Trade did take place in which cold temperate lands imported tropical products and exported machine made goods, but such trade had nothing to do with comparative advantage and mutual benefit.
No. There was an acquired absolute advantage in capital goods which it was mutually beneficial to export in return for primary goods.
It had to do with the fact that tropical lands are highly bio-diverse and can produce crops which are desired by temperate advanced countries for consumption or as raw material, which they could never produce, and which they sought to acquire through establishing political control.

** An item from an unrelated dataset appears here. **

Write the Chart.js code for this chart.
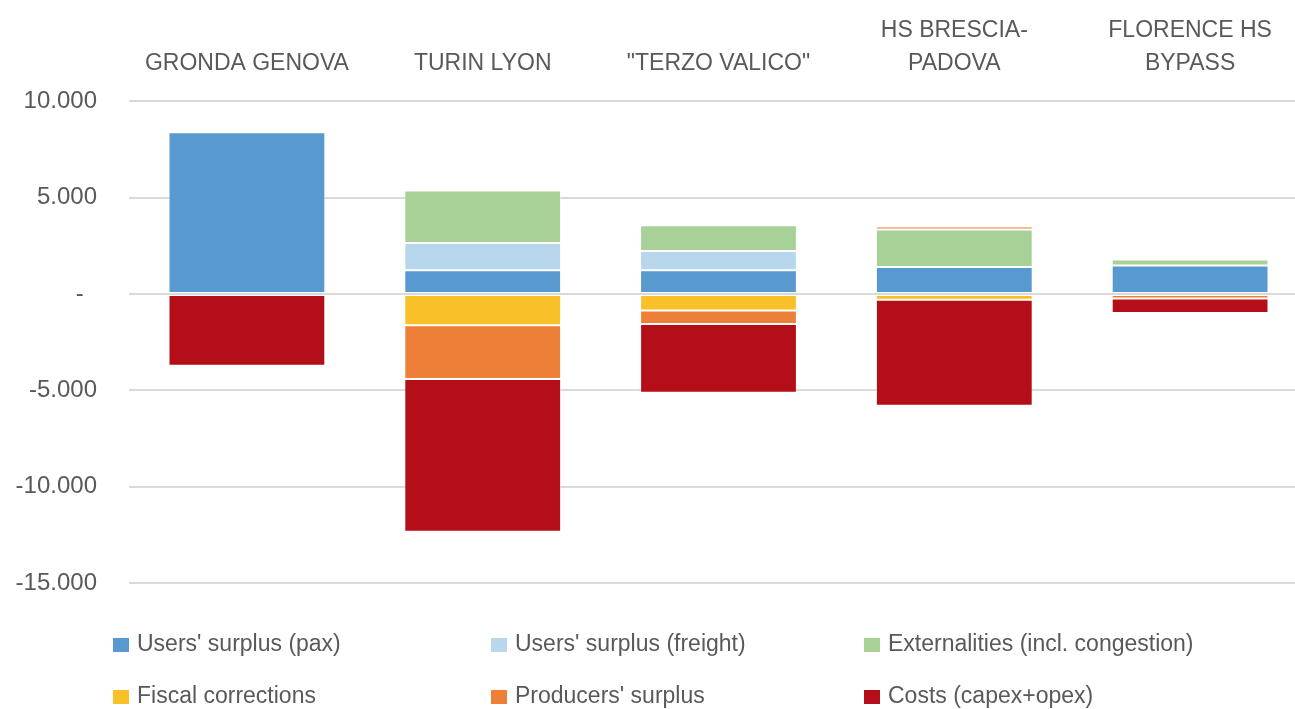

Political control is expensive. It has to pay for itself by developing new markets. This meant introducing new crops or finding new uses for old ones. However, after Colonialism ended, this pattern continued. One unfortunate result was that the terms of trade shifted against primary producers. They then had to find ways to shift up the value chain. One method which had only mixed success, was to exploit the primary sector so as to invest in the capital goods sector.  The problem with this approach was that Government appointed bureaucrats often lacked entrepreneurial skills or were unable to fend off political interference. By contrast, the South Koreans surged ahead by leaving heavy industry in the hands of private conglomerates.

Utsa has a bizarre belief. She thinks you shouldn't import anything you can't produce yourself. This idea has a long and disastrous history in India. 'Import Substitution' based on 'Export pessimism' led to dependence on American food aid. It was finally abandoned when the Indians realized that 'begging bowl diplomacy' was inflationary and could lead to mass starvation. The 'Green Revolution' meant some peasants became prosperous. Politically, this meant that the Communist party began to lose salience. Its influence has now reached a nadir. In that context, Utsa is fighting a courageous rear guard action- blaming all India's woes, not on 'Durbari' intellectuals like herself, but those nasty Imperialists who vanished from India before she was born.